A Cautionary Tale About Trading Comics (and it’s not what you think)

If you’ve ever been into a comic shop that has a large selection of back issues, then there’s a fair chance that they’ll be willing to buy your old (or unwanted) comics. Whether you’re taking them in because you no longer want them, you need the space, or you just want somebody else to enjoy the comics you’ve loved because you’ve no intention of ever reading them again; but before you decide to take the plunge and haul your comics into the shop you’ll probably want to at least think of doing two things: be very aware of what you’re physically getting rid of, but also be sure you no longer want them.

Yeah, there’s a story. 

About two and a half years ago I went through my scattered collection and attempted to bag and board everything, which is something I had been pretty neglectful in doing over the years. I also came across boxes of comics that I had long forgotten I owned, thanks to some quick packing when I last moved (some of which were stored in an old fish tank box). Needless to say it was a daunting and time consuming task that took me three solid days of sorting before I was even close to being able to formulate a system (which I eventually did two years later – but that’s a story for another day).

Montrealites longbox
Not actually my collection – I sourced this from Montrealites.

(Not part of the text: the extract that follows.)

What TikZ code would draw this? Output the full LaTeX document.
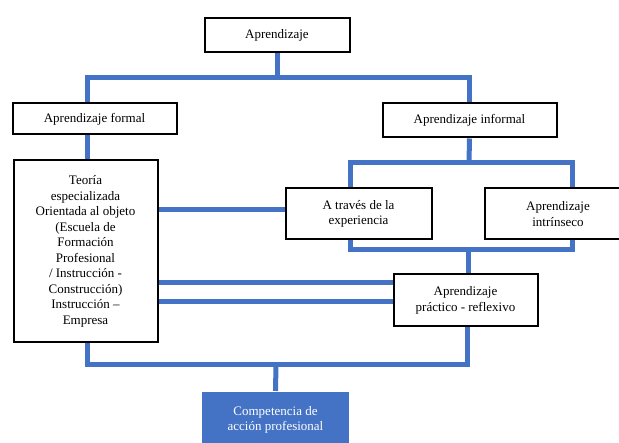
\documentclass[tikz,border=0pt]{standalone}
\usepackage{fontspec}
\setmainfont{Liberation Serif}
\usetikzlibrary{positioning}
\definecolor{linkblue}{HTML}{4472C4}
\tikzset{
	box/.style={draw=black, line width=2pt, fill=white, align=center, inner sep=2pt,
		font=\fontsize{13}{15.5}\selectfont},
	link/.style={draw=linkblue, line width=5pt},
}
\begin{document}
\begin{tikzpicture}[x=1pt, y=-1pt]
		\useasboundingbox (0,0) rectangle (619,443);
		% Boxes
		\node[box, minimum width=145pt, minimum height=34pt] (top) at (277,35) {Aprendizaje};
		\node[box, minimum width=164pt, minimum height=31pt] (formal) at (94.5,119) {Aprendizaje formal};
		\node[box, minimum width=174pt, minimum height=34pt] (informal) at (469.5,120.5) {Aprendizaje informal};
		\node[box, minimum width=144pt, minimum height=182pt] (teoria) at (85.5,251.5) {Teoría\\especializada\\Orientada al objeto\\(Escuela de\\Formación\\Profesional\\/ Instrucción -\\Construcción)\\Instrucción --\\Empresa};
		\node[box, minimum width=146pt, minimum height=51pt] (traves) at (358.5,214) {A través de la\\experiencia};
		\node[box, minimum width=146pt, minimum height=51pt] (intrin) at (558,214) {Aprendizaje\\intrínseco};
		\node[box, minimum width=144pt, minimum height=52pt] (practico) at (465.5,300.5) {Aprendizaje\\práctico - reflexivo};
		\node[box, draw=none, fill=linkblue, text=white, minimum width=147pt, minimum height=56pt] (compet) at (275.5,420) {Competencia de\\acción profesional};
		% Connectors
		\coordinate (s1) at (277,78);
		\coordinate (s2) at (469,163);
		\coordinate (s3) at (468,250);
		\coordinate (s4) at (276,365);
		\draw[link] (top.south) -- (s1);
		\draw[link] ([xshift=-7.5pt]formal.north) |- (s1) -| (informal.north);
		\draw[link] ([xshift=-7.5pt]formal.south) -- ([xshift=1.5pt]teoria.north);
		\draw[link] (informal.south) -- (s2);
		\draw[link] ([xshift=-8.5pt]traves.north) |- (s2) -| ([xshift=14pt]intrin.north);
		\draw[link] ([xshift=-8.5pt]traves.south) |- (s3) -| ([xshift=14pt]intrin.south);
		\draw[link] (s3) -- (s3 |- practico.north);
		\draw[link] ([yshift=4pt]traves.west) -- ([yshift=4pt]traves.west -| teoria.east);
		\draw[link] ([yshift=17.5pt]practico.west) -- ([yshift=17.5pt]practico.west -| teoria.east);
		\draw[link] ([yshift=-1.5pt]practico.west) -- ([yshift=-1.5pt]practico.west -| teoria.east);
		\draw[link] ([xshift=1.5pt]teoria.south) |- (s4) -| ([xshift=1.5pt]practico.south);
		\draw[link] (s4) -- (compet.north);
	\end{tikzpicture}
\end{document}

After days bagging and boarding hundred and hundreds of comics – I went through at least four packages of bags and boards, and that wasn’t enough for half of them –  I had separated out a fairly large selection of them that I didn’t particularly care for anymore; including, but not limited too, the full run of pre New 52 Blue Beetle featuring Jamie Reyes, the last run of Ultimate Comics (you know the one that featured Divided We Stand, or something like that? ) and much of the Heroic Age Avengers comics.

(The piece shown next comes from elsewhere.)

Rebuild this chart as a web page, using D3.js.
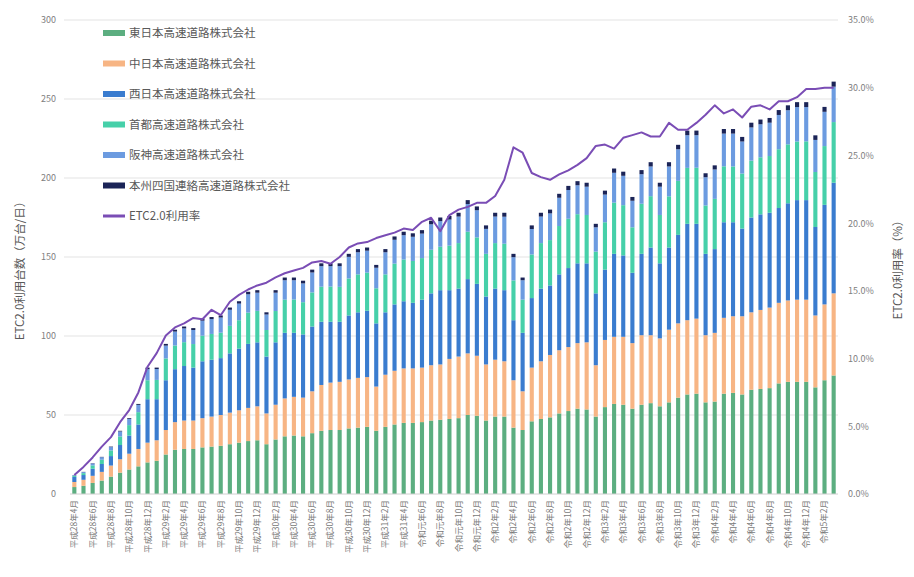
<!DOCTYPE html>
<html>
<head>
<meta charset="utf-8">
<script src="https://d3js.org/d3.v7.min.js"></script>
<style>
  body { margin: 0; background: #fff; }
  text { font-family: "Noto Sans CJK JP", "Noto Sans", sans-serif; }
</style>
</head>
<body>
<div class="chart"></div>
<script>
(function() {

// categories (monthly)
var months = [
  '平成28年4月','平成28年5月','平成28年6月','平成28年7月','平成28年8月','平成28年9月',
  '平成28年10月','平成28年11月','平成28年12月','平成29年1月','平成29年2月','平成29年3月',
  '平成29年4月','平成29年5月','平成29年6月','平成29年7月','平成29年8月','平成29年9月',
  '平成29年10月','平成29年11月','平成29年12月','平成30年1月','平成30年2月','平成30年3月',
  '平成30年4月','平成30年5月','平成30年6月','平成30年7月','平成30年8月','平成30年9月',
  '平成30年10月','平成30年11月','平成30年12月','平成31年1月','平成31年2月','平成31年3月',
  '平成31年4月','令和元年5月','令和元年6月','令和元年7月','令和元年8月','令和元年9月',
  '令和元年10月','令和元年11月','令和元年12月','令和2年1月','令和2年2月','令和2年3月',
  '令和2年4月','令和2年5月','令和2年6月','令和2年7月','令和2年8月','令和2年9月',
  '令和2年10月','令和2年11月','令和2年12月','令和3年1月','令和3年2月','令和3年3月',
  '令和3年4月','令和3年5月','令和3年6月','令和3年7月','令和3年8月','令和3年9月',
  '令和3年10月','令和3年11月','令和3年12月','令和4年1月','令和4年2月','令和4年3月',
  '令和4年4月','令和4年5月','令和4年6月','令和4年7月','令和4年8月','令和4年9月',
  '令和4年10月','令和4年11月','令和4年12月','令和5年1月','令和5年2月','令和5年3月'
];

// 万台/日
var east = [4.4,5.2,7,8.5,11,13.5,15.5,17.5,20,21,25,28,28.5,28.5,29.5,30,30.5,31.5,32.5,33.5,34,31.5,34.5,36.5,
  37,36.5,38.5,40,40.5,40.5,41.5,42,42.5,40,42.5,44,45,45,45.5,46.5,47,47.5,48,50,49.5,46.5,49,49,
  42,40.5,46,47.5,48.5,51,52.5,54,53.5,49,55,57,56.5,54,56.5,57.5,55.5,58,61,63,63.5,58,58.5,63.5,
  64,63,66,66.5,67,70,71,71,71,67.5,72,75];
var central = [3.2,3.8,4.5,5.5,7,8.5,10,11,12.5,13,15.5,17.5,18,18,18.5,19,19.5,20,20.5,21,21.5,19.5,22,24,
  24.5,24.5,26.5,29,30,30.5,31,31.5,31.5,28,33,34,34.5,34.5,34.5,35,35,38,39,39,38,35.5,36,35,
  30,24.5,34,36.5,39.5,40,40.5,41.5,42.5,32.5,42.5,42.5,43,41.5,44,43,43,46,47,47,47.5,42.5,43.5,48,
  48.5,49.5,49,50,51,51,51.5,52,52,45.5,48,52];
var west = [3.2,3,4.5,5,6,9,11.5,15.5,27.5,26,31.5,33.5,34.5,33.5,36,36,36,37.5,39,40.5,40.5,36,39.5,41.5,
  40.5,40,41,40,38.5,38,40.5,41.5,42,40,39.5,42,42.5,41.5,43,45.5,47,43.5,43,47,45.5,43,45,45,
  38,37,44,46,44,48,50,50.5,50,45.5,44.5,52.5,51.5,44.5,51.5,55.5,47.5,52,56,61,60,51.5,53,60.5,
  59.5,55.5,60,60.5,60,60,61.5,63,63,56,63,70];
var shuto = [0.7,1.2,2.1,2.7,3.6,5.4,6.6,7.8,12,12.2,13.8,15,15.1,14.9,16.2,16.3,16.1,17.4,18,19.8,19.9,16.8,19.8,21,
  21.1,20.4,21.6,22.2,22.3,22.1,23.4,24,24.1,22.2,24,25.8,26.4,26.5,26.3,27.6,27.5,28.2,28.8,30,29.4,27,28.8,29.4,
  25.2,21,27.6,28.8,28.7,30.6,31.2,31.1,30.6,26.4,30,32.4,31.8,28.8,31.7,32.5,30.6,32.4,34.2,35.4,35.5,30.6,31.8,35.4,
  35.3,34.8,36,36.1,35.9,37.2,37.3,37.1,37.2,34.8,37.2,38.4];
var hanshin = [0.4,0.7,1.2,1.6,2.1,3.2,3.9,4.6,7,6.9,8.1,8.8,8.7,8.9,9.5,9.4,9.6,10.2,10.5,11.6,11.5,9.8,11.6,12.3,
  12.2,11.9,12.6,13,12.9,13.1,13.7,14,13.9,13,14,15.1,15.4,15.3,15.5,16.1,16.2,16.5,16.8,17.5,17.2,15.8,16.8,17.1,
  14.7,12.3,16.1,16.8,16.9,17.9,18.2,18.3,17.9,15.4,17.5,18.9,18.6,16.8,18.7,18.8,17.9,18.9,20,20.7,20.6,17.9,18.6,20.7,
  20.8,20.3,21,20.9,21.1,21.7,21.6,21.8,21.7,20.3,21.7,22.4];
var honshi = [0.1,0.1,0.2,0.2,0.3,0.4,0.5,0.6,1,0.9,1.1,1.2,1.2,1.2,1.3,1.3,1.3,1.4,1.5,1.6,1.6,1.4,1.6,1.7,
  1.7,1.7,1.8,1.8,1.8,1.8,1.9,2,2,1.8,2,2.1,2.2,2.2,2.2,2.3,2.3,2.3,2.4,2.5,2.4,2.2,2.4,2.5,
  2.1,1.7,2.3,2.4,2.4,2.5,2.6,2.6,2.5,2.2,2.5,2.7,2.6,2.4,2.6,2.7,2.5,2.7,2.8,2.9,2.9,2.5,2.6,2.9,
  2.9,2.9,3,3,3,3.1,3.1,3.1,3.1,2.9,3.1,3.2];

// ETC2.0利用率 (%)
var rate = [1.4,2.0,2.7,3.5,4.2,5.3,6.2,7.5,9.4,10.4,11.7,12.3,12.6,13.0,12.9,13.6,13.2,14.2,14.7,15.1,15.4,15.6,16.0,16.3,
  16.5,16.7,17.1,17.2,17.0,17.5,18.2,18.5,18.6,18.9,19.1,19.3,19.6,19.5,20.1,20.4,19.4,20.6,21.0,21.2,21.5,21.5,22.0,23.2,
  25.6,25.2,23.7,23.4,23.2,23.6,23.9,24.3,24.8,25.7,25.8,25.5,26.3,26.5,26.7,26.4,26.4,27.4,26.9,26.9,27.4,28.0,28.7,28.1,
  28.4,27.8,28.6,28.7,28.4,29.0,29.0,29.3,29.9,29.9,30.0,30.0];

var seriesNames = ['東日本高速道路株式会社','中日本高速道路株式会社','西日本高速道路株式会社',
  '首都高速道路株式会社','阪神高速道路株式会社','本州四国連絡高速道路株式会社'];
var lineName = 'ETC2.0利用率';
var leftTicks = [0, 50, 100, 150, 200, 250, 300];
var rightTicks = [0, 5, 10, 15, 20, 25, 30, 35];

var colors = ['#5cae80', '#f7b584', '#3a7ccf', '#46d0a9', '#6c9be0', '#1b2457'];
var lineColor = '#7a4db5';

var width = 914, height = 577;
var margin = {top: 20, right: 76, bottom: 83, left: 70};
var innerW = width - margin.left - margin.right;
var innerH = height - margin.top - margin.bottom;

var svg = d3.select('.chart')
  .append('svg')
  .attr('width', width)
  .attr('height', height);

var g = svg.append('g')
  .attr('transform', 'translate(' + margin.left + ',' + margin.top + ')');

var x = d3.scaleBand()
  .domain(months)
  .range([0, innerW])
  .paddingInner(0.55)
  .paddingOuter(0.25);

var y = d3.scaleLinear().domain([0, 300]).range([innerH, 0]);
var y2 = d3.scaleLinear().domain([0, 35]).range([innerH, 0]);

// gridlines
g.selectAll('.grid').data(leftTicks.slice(1)).enter()
  .append('line')
  .attr('x1', -6)
  .attr('x2', innerW)
  .attr('y1', function(d) { return y(d); })
  .attr('y2', function(d) { return y(d); })
  .attr('stroke', '#e3e3e3')
  .attr('stroke-width', 1);

// build table for the stack
var keys = ['east', 'central', 'west', 'shuto', 'hanshin', 'honshi'];
var cols = [east, central, west, shuto, hanshin, honshi];
var table = months.map(function(m, i) {
  var row = {month: m};
  keys.forEach(function(k, j) { row[k] = cols[j][i]; });
  return row;
});

var stacked = d3.stack().keys(keys)(table);

g.selectAll('.layer').data(stacked).enter()
  .append('g')
  .attr('fill', function(d, i) { return colors[i]; })
  .selectAll('rect').data(function(d) { return d; }).enter()
  .append('rect')
  .attr('x', function(d) { return x(d.data.month); })
  .attr('width', x.bandwidth())
  .attr('y', function(d) { return y(d[1]); })
  .attr('height', function(d) { return y(d[0]) - y(d[1]); });

// x axis line
g.append('line')
  .attr('x1', 0).attr('x2', innerW)
  .attr('y1', innerH).attr('y2', innerH)
  .attr('stroke', '#d0d0d0');

// rate line
var line = d3.line()
  .x(function(d, i) { return x(months[i]) + x.bandwidth() / 2; })
  .y(function(d) { return y2(d); });

g.append('path')
  .datum(rate)
  .attr('d', line)
  .attr('fill', 'none')
  .attr('stroke', lineColor)
  .attr('stroke-width', 2)
  .attr('stroke-linejoin', 'round');

// left axis
var yAxis = d3.axisLeft(y).tickValues(leftTicks).tickSize(0).tickPadding(14);
g.append('g').call(yAxis)
  .call(function(s) { s.select('.domain').remove(); })
  .selectAll('text')
  .style('fill', '#808080')
  .style('font-size', '9px');

// right axis
var y2Axis = d3.axisRight(y2).tickValues(rightTicks).tickSize(0).tickPadding(10)
  .tickFormat(function(d) { return d.toFixed(1) + '%'; });
g.append('g')
  .attr('transform', 'translate(' + innerW + ',0)')
  .call(y2Axis)
  .call(function(s) { s.select('.domain').remove(); })
  .selectAll('text')
  .style('fill', '#808080')
  .style('font-size', '9px');

// bottom labels, every other month
var xAxis = d3.axisBottom(x)
  .tickValues(months.filter(function(d, i) { return i % 2 === 0; }))
  .tickSize(0)
  .tickPadding(6);
g.append('g')
  .attr('transform', 'translate(0,' + innerH + ')')
  .call(xAxis)
  .call(function(s) { s.select('.domain').remove(); })
  .selectAll('text')
  .style('fill', '#7a7a7a')
  .style('font-size', '8.5px')
  .attr('text-anchor', 'end')
  .attr('dx', '-6')
  .attr('dy', '0.35em')
  .attr('y', 0)
  .attr('transform', 'rotate(-90)');

// axis titles
svg.append('text')
  .attr('transform', 'translate(24,' + 268 + ') rotate(-90)')
  .attr('text-anchor', 'middle')
  .attr('fill', '#595959')
  .style('font-size', '11.5px')
  .text('ETC2.0利用台数（万台/日）');

svg.append('text')
  .attr('transform', 'translate(902,' + 267 + ') rotate(-90)')
  .attr('text-anchor', 'middle')
  .attr('fill', '#595959')
  .style('font-size', '11.5px')
  .text('ETC2.0利用率（%）');

// legend
var legendItems = seriesNames.concat([lineName]);
var legend = svg.append('g').attr('transform', 'translate(103,33)');
var items = legend.selectAll('g').data(legendItems).enter()
  .append('g')
  .attr('transform', function(d, i) { return 'translate(0,' + (i * 30.5) + ')'; });

items.append('rect')
  .attr('x', 0)
  .attr('y', function(d, i) { return i < 6 ? -3 : -1.5; })
  .attr('width', 22)
  .attr('height', function(d, i) { return i < 6 ? 6 : 3; })
  .attr('fill', function(d, i) { return i < 6 ? colors[i] : lineColor; });

items.append('text')
  .attr('x', 26)
  .attr('dy', '0.35em')
  .attr('fill', '#595959')
  .style('font-size', '11.5px')
  .text(function(d) { return d; });

})();
</script>
</body>
</html>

Whatever the reasons behind me wanting to dump them, I boxed them up (some bagged and boarded, some not) and trucked them down to a local comic shop. I left them there to get appraised, and a week or two later I asked about them (I wasn’t in a rush for the money at the time). Understandably, and unsurprisingly, they weren’t really worth all that much and the  shop didn’t have a need for them at the time, so I shrugged and told him I’d pick them up when I had a chance to park out front so I wasn’t lugging them several blocks to the car park. Fast forward several months (I also wasn’t in a rush to get the comics back because of space constraints) when I had finally parked the car out front of the shop, and neither of us could find where the box of comics had been stashed after a recent reorganization for a Magic tournament. No worries, I thought; I know where they are, and they’ll turn up eventually.

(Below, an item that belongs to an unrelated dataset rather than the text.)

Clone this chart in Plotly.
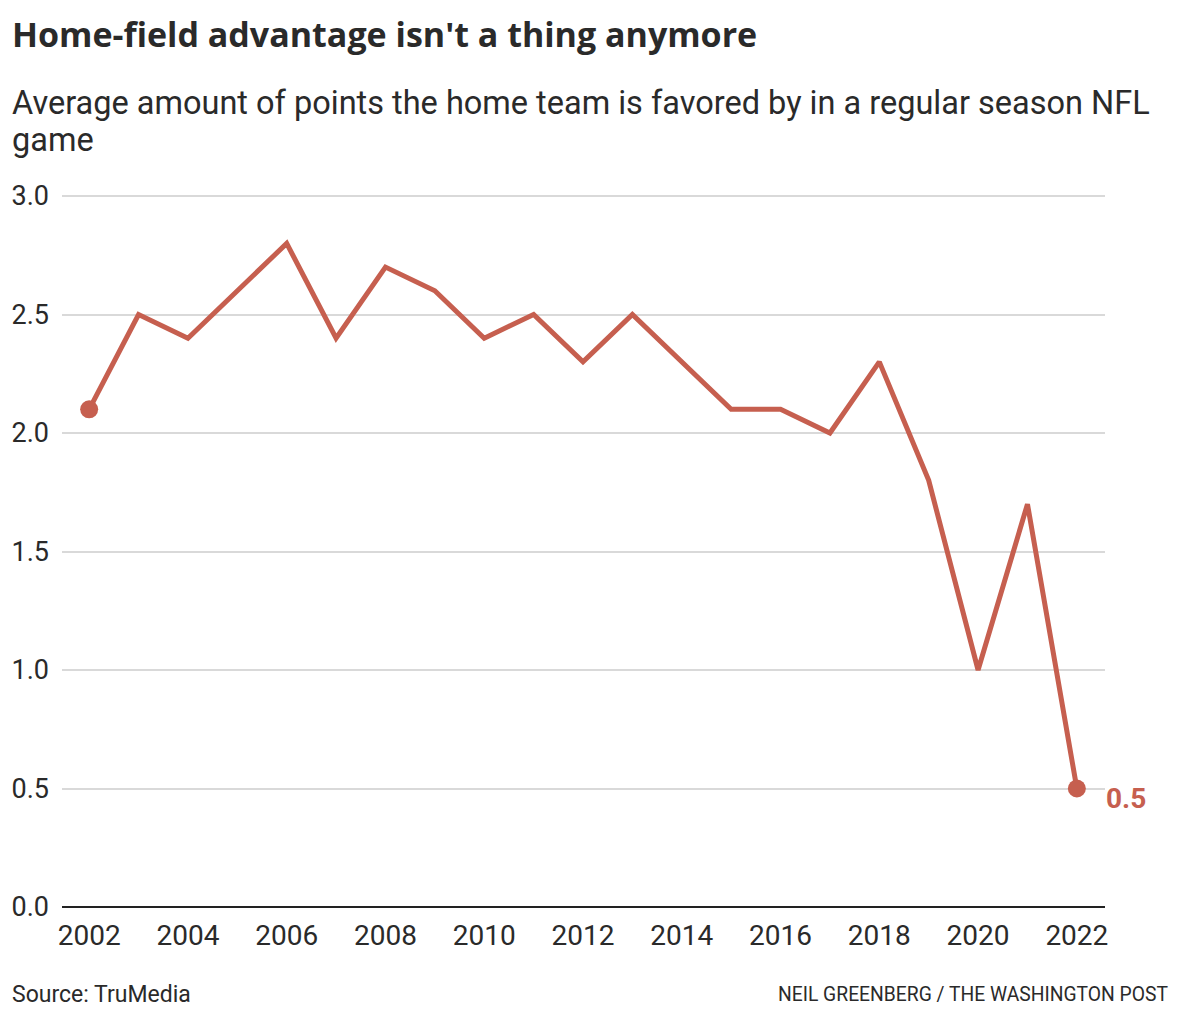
import plotly.graph_objects as go

years = list(range(2002, 2023))
points = [2.1, 2.5, 2.4, 2.6, 2.8, 2.4, 2.7, 2.6, 2.4, 2.5, 2.3, 2.5, 2.3, 2.1, 2.1, 2.0, 2.3, 1.8, 1.0, 1.7, 0.5]
x_ticks = list(range(2002, 2023, 2))
y_ticks = [0.0, 0.5, 1.0, 1.5, 2.0, 2.5, 3.0]

COLOR = "#c65f4f"
TEXT = "#2a2a2a"
FONT = "Roboto"
OFF = 8  # page body margin
W, H = 1180 - OFF, 1020 - OFF
L, R, T, B = 62 - OFF, 75, 191 - OFF, 113
PW = W - L - R
PH = H - T - B
Y_TOP = 3.0 + 5 / 237.0


def px(x):
    return (x - OFF - L) / PW


def py(y):
    return (H - B - (y - OFF)) / PH


fig = go.Figure()
fig.add_trace(go.Scatter(x=years, y=points, mode="lines",
                         line=dict(color=COLOR, width=5), hoverinfo="skip"))
fig.add_trace(go.Scatter(x=[years[0], years[-1]], y=[points[0], points[-1]], mode="markers",
                         marker=dict(color=COLOR, size=18), hoverinfo="skip"))

fig.add_annotation(x=years[-1], y=points[-1], xref="x", yref="y", text="<b>%.1f</b>" % points[-1],
                   showarrow=False, xanchor="left", yanchor="middle", xshift=27, yshift=-10,
                   font=dict(family=FONT, size=28, color=COLOR))

fig.add_annotation(x=px(10), y=py(34), xref="paper", yref="paper",
                   text="<b>Home-field advantage isn't a thing anymore</b>", showarrow=False,
                   xanchor="left", yanchor="middle", font=dict(family="Open Sans", size=34, color=TEXT))
fig.add_annotation(x=px(10), y=py(103), xref="paper", yref="paper",
                   text="Average amount of points the home team is favored by in a regular season NFL",
                   showarrow=False, xanchor="left", yanchor="middle",
                   font=dict(family=FONT, size=32.5, color=TEXT))
fig.add_annotation(x=px(10), y=py(140), xref="paper", yref="paper", text="game",
                   showarrow=False, xanchor="left", yanchor="middle",
                   font=dict(family=FONT, size=32.5, color=TEXT))
fig.add_annotation(x=px(10), y=py(994), xref="paper", yref="paper", text="Source: TruMedia",
                   showarrow=False, xanchor="left", yanchor="middle",
                   font=dict(family=FONT, size=23, color=TEXT))
fig.add_annotation(x=px(1170), y=py(994), xref="paper", yref="paper",
                   text="NEIL GREENBERG / THE WASHINGTON POST",
                   showarrow=False, xanchor="right", yanchor="middle",
                   font=dict(family=FONT, size=19.3, color=TEXT))

fig.update_layout(
    width=W, height=H,
    margin=dict(l=L, r=R, t=T, b=B, pad=0),
    paper_bgcolor="white", plot_bgcolor="white",
    showlegend=False,
    font=dict(family=FONT, color=TEXT),
)
fig.update_xaxes(range=[2001.45, 2022.57], tickvals=x_ticks, ticktext=[str(v) for v in x_ticks],
                 showgrid=False, zeroline=False, showline=False, ticks="", automargin=False,
                 ticklabelstandoff=9,
                 tickfont=dict(family=FONT, size=28, color=TEXT))
fig.update_yaxes(range=[0, Y_TOP], tickvals=y_ticks, ticktext=["%.1f" % v for v in y_ticks],
                 showgrid=True, gridcolor="#d9d9d9", gridwidth=2,
                 zeroline=True, zerolinecolor="#222222", zerolinewidth=2,
                 showline=False, ticks="", ticklabelstandoff=12, automargin=False,
                 tickfont=dict(family=FONT, size=27, color=TEXT))

fig.write_html("out.html")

blue-beetle 1 Two and a half years after I originally traded them in, I was listening to an episode of Graphic Policy radio in which hosts Brett and Elana were talking about DC’s Rebirth and the New 52. It was during the discussion that Elana had brought up the most recent Blue Beetle, Jaime Reyes, and I remembered how much fun the series was when I read it what felt like a life time ago, and the reminded me that those comics were in a box somewhere in the shop. Granted I’d looked for them here and there, but never with any real gusto. But now I wanted to reread some of them.

The next time I went into the comic shop, on a Tuesday, I decided to  have one last look around, who know? Maybe I’d see something I hadn’t before, I thought. Well, wouldn’t you know it, in a corner of the store room that I’m sure both the owner and I walked past numerous times before there was a box bearing the logo of a certain online grocery store that the owner had never heard of.


So I took the box home (stupidly, I walked more than half an hour with about 25lbs of comics in some relatively warm weather) only to discover that at least a third of the box wasn’t mine. So two days later, I trot back to the store to return the books that weren’t mine and had another dig in the same corner, finding what was missing pretty easily. Or at least, most of what was missing.

And here’s the point I need to impress upon you. If you ever take a box of comics into a shop to trade in, make a list of what you take in. Had I done that, then I’d be able to make sure that the books I brought home were all mine; I’m at least partly sure that I have 98% of my books back, minus an issue or three, but I have no idea which ones (if any) I’m actually missing aside from two issues of Blue Beetle; and that’s my second point – if you do take something in to trade, be sure that you never want to read it again. Of all the comics and graphic novels I have gotten rid of over the years, I don’t actually miss any of them. Hell, I don’t even know the names of most of them (which is a good indication that I didn’t miss them), but Blue Beetle was always a series I kept thinking about even after I took it into the shop to trade in.

If you do ever take your comics in to trade in, and the comic shop doesn’t take them? Then it’s probably not the best idea to leave them after the appraisal for two plus years because you’re too lazy to carry them a few blocks. Although maybe by the time you finally do get them back, you actually want them again, like I did, there’s a much greater chance that the shop will absorb them into their stock over time.